After the sprinklers were put in, we had a guy come and hydro seed for us.  For the most part it has come in alright, but there are areas that are still very patchy.  There are other areas where we apparently didn't grade all that well so there are some low spots and the seed seems to not have worked that great in those areas also.  Is there a recommended way of improving these areas?  Also, I fertilized a couple of weeks ago and it appears that some areas of my lawn have dried up dramatically since then.  It is very brown.  I would guess that is because I over fertilized.  How should I proceed to revive those areas?  How many times per day should I water and for how long to help revive those areas?  Last question:  Once a lawn is thick and full, what is the recommended watering schedule to maintain that?

Answer
Hi Russ;
Put just a tad too much fertilizer and you can burn out everything you have.
That sprinkler system is a problem.
I wish those things would go away.
The can't be calibrated so they the water the way a ;lwan really needs to be watered. They are in the ground, so it limits what you can do as far as adding soil, tilling etc.
they are just a pain in the neck.
I don't like the hydro seeding either.
Don't like the chemical lawn companies.
All these things are so against nature ( didn't approve of them any more when I was using chemical lawn products)and it just sems to be next to impossible to have a nice lawn when ther\se things are employed.
If you have too much clay in the soil, it does not let water drain through t the roots.
You need to loosen up clay soil before you plant, to save years of frustration.
Builders, when they even do put any top soil, usually dump one or two inches on top of whatever soil is there. If there is good draining soil underneath, ok, but if it is hard clay, you have failure built in with a false sense of it being right.
To grow gras you need at least 8 or 10 inches of good soil, and the soil under than needs to drain well enough so the grass roots don't set in a water pool.
The low spots can be a problem, because it is hard to mow and get the grass even, not to mention making a less than neat looking lawn.
Can you just put soil on these low spots without covering up your sprinkler heads?
If you can, just make some good soil.,
I don't know how much soil you need to cover these areas. If you have a lot of soil needed, enough to order from a soil company, then try to get sandy loam.
If you have to but it from the nursery in bags, top soil can enev compact and become a problem.
I would mix one part top soil and one part bark mulch ( cedar is best), and add that on the low spots.
dig into your soil under the top soil, and see if it is hard clay or nice loose soil.
If it is hard clay, then aerating, prefferably with a garden fork.

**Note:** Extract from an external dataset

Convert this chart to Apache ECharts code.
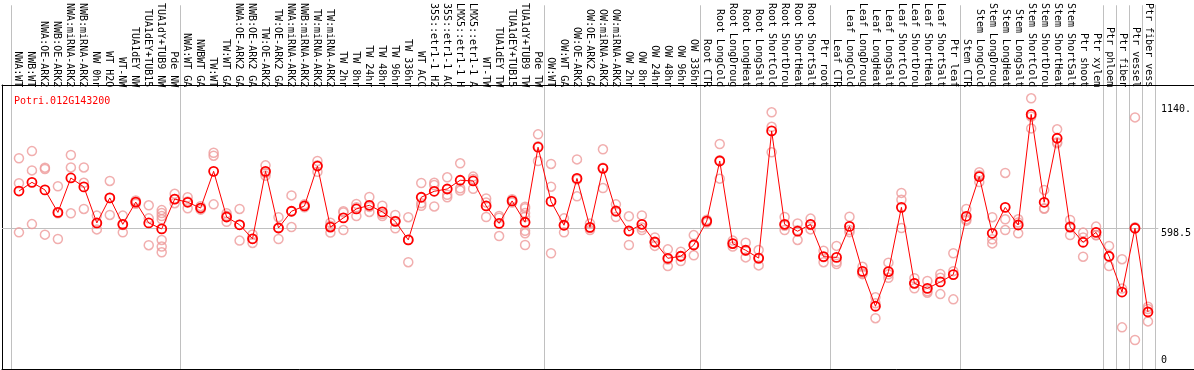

Stick the gardenfork in as far as you can, and work it back and forth to make a larger hole. Put sand ( lava sand would be better because it has a lot of nutrients that will help break up that clay), and water do ir goes into the holes. That will add some looseness so water can get down into the soil at least some.
Stop putting the chemicals on the lawn.
Going on an organic program will not only save you money, labor and frustration, it will balance out the soil in time, so that all you have in your yard is nice rich soil that will grow anything.

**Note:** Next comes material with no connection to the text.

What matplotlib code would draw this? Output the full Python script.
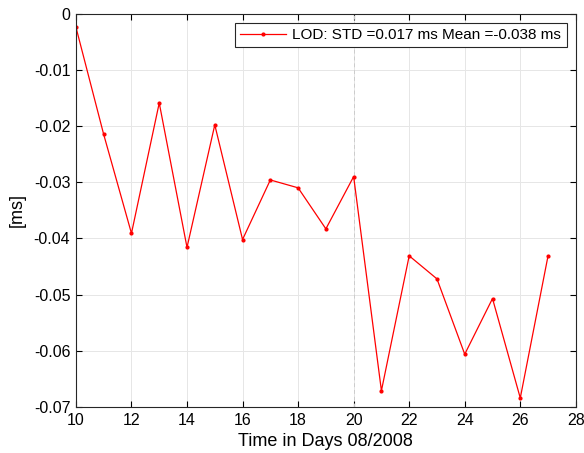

the fertilizer you oput down a couple of weeks ago are going to slow down the results you will get on an organic program, because that fertilizer killed all the micro-organisms that work continually enriching and improving the soil.

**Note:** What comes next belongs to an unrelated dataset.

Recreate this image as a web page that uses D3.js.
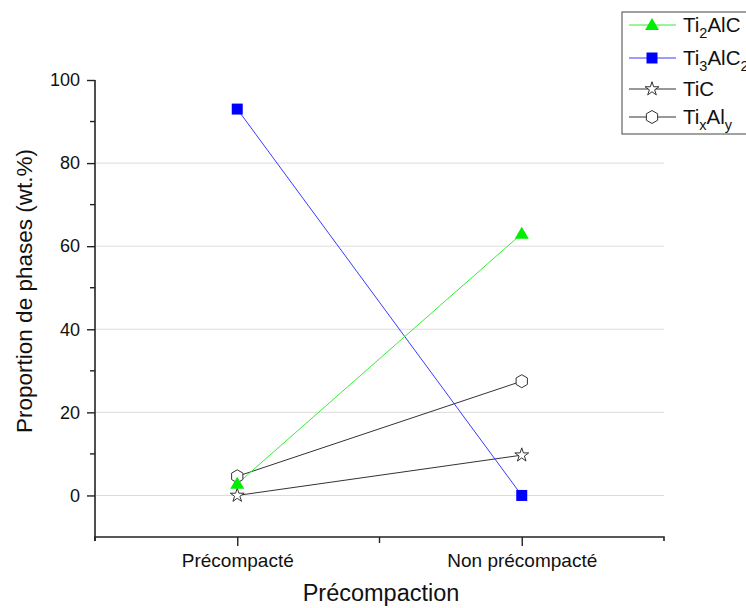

rich soil will do away with weeds, because weeds like poor soil and will not thrive in rich soil.
Apply the sugar now, but in aboiut 4 to 6 weeks, aply it again.
sugat does NOTHING but nourish the microbes that imporove the soil.
If there are any at all alive still, the sugar will nourish them. If none are alive, it will not hurt anything, but will be in the soil if any develope.
After 4 to 56 weks of watering, that fertilizer should be out of the soil. Longer if you used a slow release fertilizer.
I an going to copy my lawn care program here for you now.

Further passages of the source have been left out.